Kravis is co-founder of KKR & Co. and Romney, the Republican presidential candidate, helped start Bain Capital LLC. Yu is now managing partner of Cartesian Capital Group LLC in New York.

Executive Team

Starr Principal is run by Hank’s youngest son, Scott Greenberg, who began his career at Bankers Trust Co. and has more than 20 years of private equity experience, according to the parent company’s website. Starr Principal’s merchant banking operations are headed by Geoffrey Clark, a former partner at Goldman Sachs Group Inc. who co-founded the private-equity operations within the bank’s asset-management arm.

Greenberg has been building up Starr’s investment and insurance operations since he resigned from AIG in March 2005, ending an almost four-decade reign at the helm of what was then the world’s largest insurance company. The SEC and former New York Attorney General Eliot Spitzer were investigating AIG’s accounting practices at the time, and four years later, Greenberg agreed to pay $15 million to settle SEC accounting allegations without admitting or denying guilt.

Stake in AIG

While at AIG, Greenberg also served as chairman and CEO of both C.V. Starr & Co., founded in 1919 by Cornelius Vander Starr as an insurance agency in Shanghai, and its affiliate, Starr International Co., which held a 12 percent stake in AIG valued at about $21 billion as of March 2006. Both are now part of the Starr Cos. group, which sold most of its AIG shares after the federal government took an 80 percent stake in the insurer during the 2008 financial crisis.

At the end of last year, Starr Principal managed about $2.35 billion of private-equity assets for the Starr Cos., whose operations also include underwriting and placing insurance and investing in public as well as private companies. Starr Cos., having made private-equity investments ranging from $10 million to more than $200 million on its own, wants to bring in outside capital for some transactions because it’s finding larger deals that are attractive, Clark said.

‘High-Quality Businesses’

While private-equity funds typically hold investments for three to five years, Starr Principal intends to hang on to some acquisitions for at least 10 years, he said.
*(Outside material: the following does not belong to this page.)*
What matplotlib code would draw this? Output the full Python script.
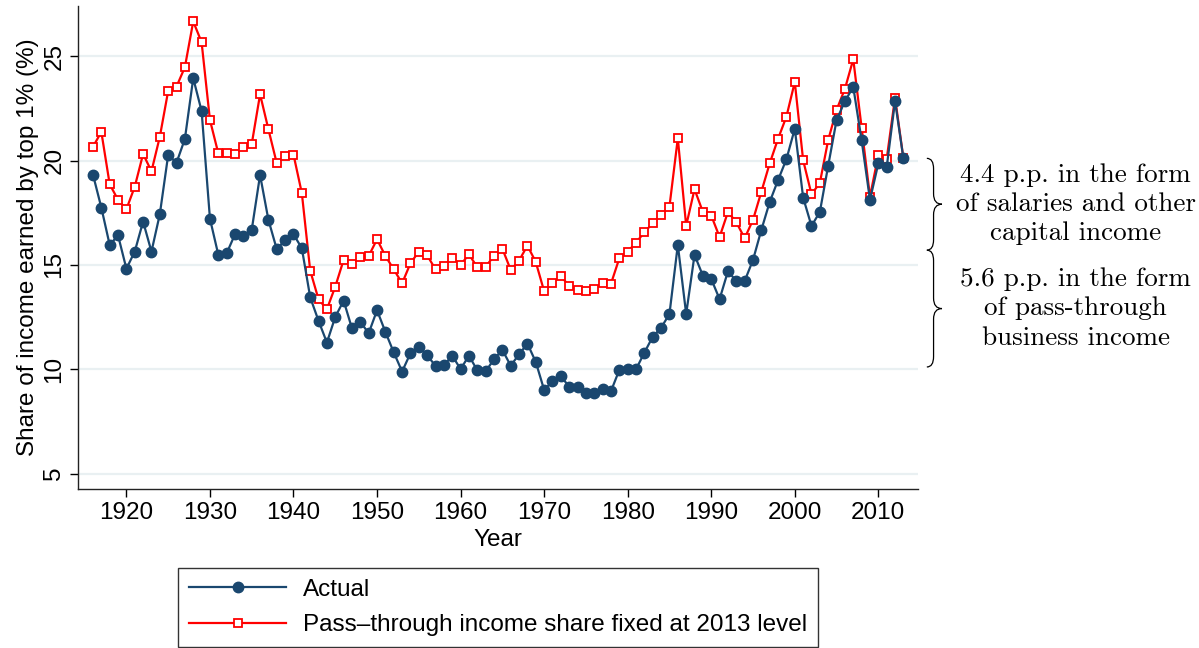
import numpy as np
import matplotlib.pyplot as plt
from matplotlib.path import Path
from matplotlib.patches import PathPatch
from matplotlib.transforms import blended_transform_factory

years = np.arange(1916, 2014)

actual = [19.33, 17.75, 15.96, 16.42, 14.82, 15.64, 17.08, 15.64, 17.43, 20.27,
          19.90, 21.04, 23.95, 22.38, 17.22, 15.49, 15.56, 16.47, 16.39, 16.68,
          19.31, 17.16, 15.75, 16.20, 16.47, 15.80, 13.45, 12.32, 11.28, 12.51,
          13.29, 11.96, 12.27, 11.73, 12.83, 11.79, 10.81, 9.89, 10.77, 11.07,
          10.67, 10.16, 10.19, 10.65, 10.01, 10.65, 9.95, 9.90, 10.48, 10.93,
          10.17, 10.72, 11.23, 10.35, 9.01, 9.42, 9.66, 9.17, 9.14, 8.86,
          8.86, 9.04, 8.95, 9.97, 10.00, 10.00, 10.80, 11.56, 11.99, 12.65,
          15.96, 12.65, 15.48, 14.49, 14.33, 13.36, 14.70, 14.23, 14.23, 15.24,
          16.68, 18.02, 19.07, 20.07, 21.53, 18.23, 16.87, 17.54, 19.76, 21.94,
          22.85, 23.53, 20.98, 18.12, 19.87, 19.68, 22.86, 20.11]

fixed_2013 = [20.66, 21.38, 18.87, 18.12, 17.67, 18.75, 20.32, 19.49, 21.14, 23.34,
              23.55, 24.48, 26.67, 25.68, 21.95, 20.35, 20.35, 20.32, 20.66, 20.79,
              23.18, 21.50, 19.87, 20.24, 20.29, 18.44, 14.73, 13.35, 12.88, 13.96,
              15.24, 15.05, 15.40, 15.43, 16.23, 15.43, 14.79, 14.12, 15.08, 15.64,
              15.46, 14.79, 14.95, 15.35, 15.00, 15.51, 14.89, 14.92, 15.43, 15.78,
              14.76, 15.21, 15.93, 15.14, 13.74, 14.14, 14.47, 13.99, 13.80, 13.74,
              13.86, 14.14, 14.10, 15.32, 15.64, 16.07, 16.57, 17.00, 17.40, 17.80,
              21.07, 16.88, 18.63, 17.54, 17.37, 16.34, 17.54, 17.05, 16.28, 17.16,
              18.51, 19.87, 21.05, 22.11, 23.77, 20.02, 18.39, 18.93, 20.99, 22.43,
              23.44, 24.86, 21.58, 18.27, 20.27, 20.08, 23.02, 20.11]

xticks = [1920, 1930, 1940, 1950, 1960, 1970, 1980, 1990, 2000, 2010]
yticks = [5, 10, 15, 20, 25]

# gap between actual 2013 and the 1980 level, split in two parts
salary_pp = 4.4
passthrough_pp = 5.6
salary_text = "4.4 p.p. in the form\nof salaries and other\ncapital income"
passthrough_text = "5.6 p.p. in the form\nof pass-through\nbusiness income"

NAVY = "#1a476f"
RED = "#ff0000"
GRID = "#e9f0f2"
FS = 17.5

plt.rcParams["font.family"] = ["Liberation Sans", "DejaVu Sans"]


def draw_brace(ax, y_low, y_high, x_left=1.010, x_mid=1.018, x_tip=1.028, r=0.5):
    trans = blended_transform_factory(ax.transAxes, ax.transData)
    y_c = (y_low + y_high) / 2.0
    verts = [(x_left, y_high), (x_mid, y_high), (x_mid, y_high - r),
             (x_mid, y_c + r),
             (x_mid, y_c), (x_tip, y_c),
             (x_mid, y_c), (x_mid, y_c - r),
             (x_mid, y_low + r),
             (x_mid, y_low), (x_left, y_low)]
    codes = [Path.MOVETO, Path.CURVE3, Path.CURVE3,
             Path.LINETO,
             Path.CURVE3, Path.CURVE3,
             Path.CURVE3, Path.CURVE3,
             Path.LINETO,
             Path.CURVE3, Path.CURVE3]
    patch = PathPatch(Path(verts, codes), transform=trans, facecolor="none",
                      edgecolor="black", linewidth=0.9, clip_on=False)
    ax.add_patch(patch)
    return y_c


fig = plt.figure(figsize=(11.99, 6.48), dpi=100)
ax = fig.add_axes([0.065, 0.245, 0.701, 0.746])

ax.plot(years, fixed_2013, color=RED, linewidth=1.6, marker="s", markersize=5.3,
        markerfacecolor="white", markeredgecolor=RED, markeredgewidth=1.3,
        label="Pass\u2013through income share fixed at 2013 level", zorder=3)
ax.plot(years, actual, color=NAVY, linewidth=1.6, marker="o", markersize=7.5,
        markerfacecolor=NAVY, markeredgecolor=NAVY,
        label="Actual", zorder=4)

ax.set_xlim(1914.2, 2014.8)
ax.set_ylim(4.25, 27.42)
ax.set_xticks(xticks)
ax.set_yticks(yticks)
ax.grid(axis="y", color=GRID, linewidth=1.6)
ax.grid(axis="x", visible=False)
ax.set_axisbelow(True)

for side in ["top", "right"]:
    ax.spines[side].set_visible(False)
for side in ["left", "bottom"]:
    ax.spines[side].set_linewidth(1.0)
    ax.spines[side].set_color("#222222")

ax.tick_params(axis="x", labelsize=FS, length=6, width=1.0, pad=3)
ax.tick_params(axis="y", labelsize=FS, length=6, width=1.0, pad=3)
for lab in ax.get_yticklabels():
    lab.set_rotation(90)
    lab.set_va("center")

ax.set_xlabel("Year", fontsize=FS, labelpad=4)
ax.set_ylabel("Share of income earned by top 1% (%)", fontsize=FS, labelpad=3)

handles, labels = ax.get_legend_handles_labels()
leg = ax.legend(handles[::-1], labels[::-1], loc="upper center",
                bbox_to_anchor=(0.5, -0.163), ncol=1, fontsize=FS,
                frameon=True, fancybox=False, edgecolor="black",
                handlelength=4.0, borderpad=0.45, labelspacing=0.55,
                handletextpad=0.7, borderaxespad=0)
leg.get_frame().set_linewidth(1.0)

top = actual[-1]
mid = top - salary_pp
low = mid - passthrough_pp
trans = blended_transform_factory(ax.transAxes, ax.transData)
c1 = draw_brace(ax, mid, top)
c2 = draw_brace(ax, low, mid)
ax.text(1.187, c1, salary_text, transform=trans, ha="center", va="center",
        fontsize=19.5, family="cmr10", linespacing=1.3, clip_on=False)
ax.text(1.187, c2, passthrough_text, transform=trans, ha="center", va="center",
        fontsize=19.5, family="cmr10", linespacing=1.3, clip_on=False)

fig.savefig("out.png", dpi=100)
Starr will provide 25 percent to 50 percent of the equity financing for each transaction that involves outside partners, compared with the commitments of 1 percent to 5 percent that buyout firms usually make to their funds.

“It’s the ability to hold a high-quality business for long periods of time” that will compound returns, Clark said. “Our goal is to bring in the optimal investors alongside our own capital for larger deals.”

Under Greenberg, AIG in the mid-1990s invested in Emerging Markets Partnership, now known as EMP Global LLC, a private-equity firm co-founded by Donald Roth, the former chairman of Merrill Lynch Europe Ltd., and Moeen Qureshi, an ex-vice president at the World Bank who served as Pakistan’s interim prime minister in 1993. That led AIG to form two of its own private-equity units, including AIG Highstar Capital LP and AIG Capital Partners, according to Robert Percopo, who previously served as the partner in charge of originations at AIG Highstar.

“Greenberg saw what kind of carry these guys were making and what kind of management fees so he set up a couple of different entities,” Percopo said.

Carry refers to carried interest, the 15 percent to 20 percent of investment gains kept by private-equity firms, which also typically collect 1.5 percent to 2 percent of assets as management fees.